The Labyrinth project works on the traditional, ancestral, and unceded lands of the Tongva, Achjachemen, Chumash, Tataviam, Cahuila, and other local native tribes and groups, and recognizes that UCLA, as a Land Grant institution benefits from the historical exploitation of this Land. We seek to return that privilege to the people we work with in whatever way possible, past, present and future, with respect and openness.
We also recognize, as historians of the area, how complicated a palimpsest this region is, with waves of colonization, property transfer, ecological succession driven by ranching, oil-drilling, development and restoration. The region and its ecologies have seen constant transformation from Spanish colonization to Mexican independence to Anglo settlement, to contemporary struggles around the gloriously diverse, multi-ethnic, sprawling region of large and small stories.

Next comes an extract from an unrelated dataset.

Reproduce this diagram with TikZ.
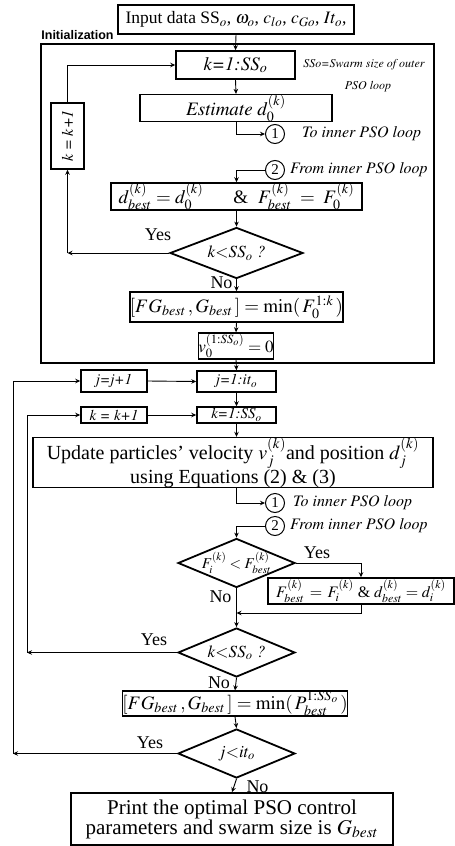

Immigration to this region, from all over the world—including internal to the US—has transformed it over and over again, and continues to drive new relations among humans and animals and with the ecology. We are grateful to the students, collaborators and residents of Los Angeles who participate with us and guide our thinking about this region, beyond the sometimes narrow academic work out there.
We also recognize that much of the work that goes on around animals and ecologies is carried out primarily by government employees from a sometimes insanely complex jurisdictional soup. While recognizing that the political nature of these entities is often contested and ambivalent, we nonetheless rely on the generosity of time and knowledge provided by individual people who work hard to do good at agencies such as the City of Los Angeles Animal Services, the County of Los Angeles Department of Public Health, the California Fish and Wildlife Department, the US Department of Agriculture, the California Department of Pesticide Regulation, the National Park Services, the University of California Agriculture Extension, and many others. There are also diverse private and non-profit organizations that assist with our research and sometimes collaborate without whom we would have little to offer.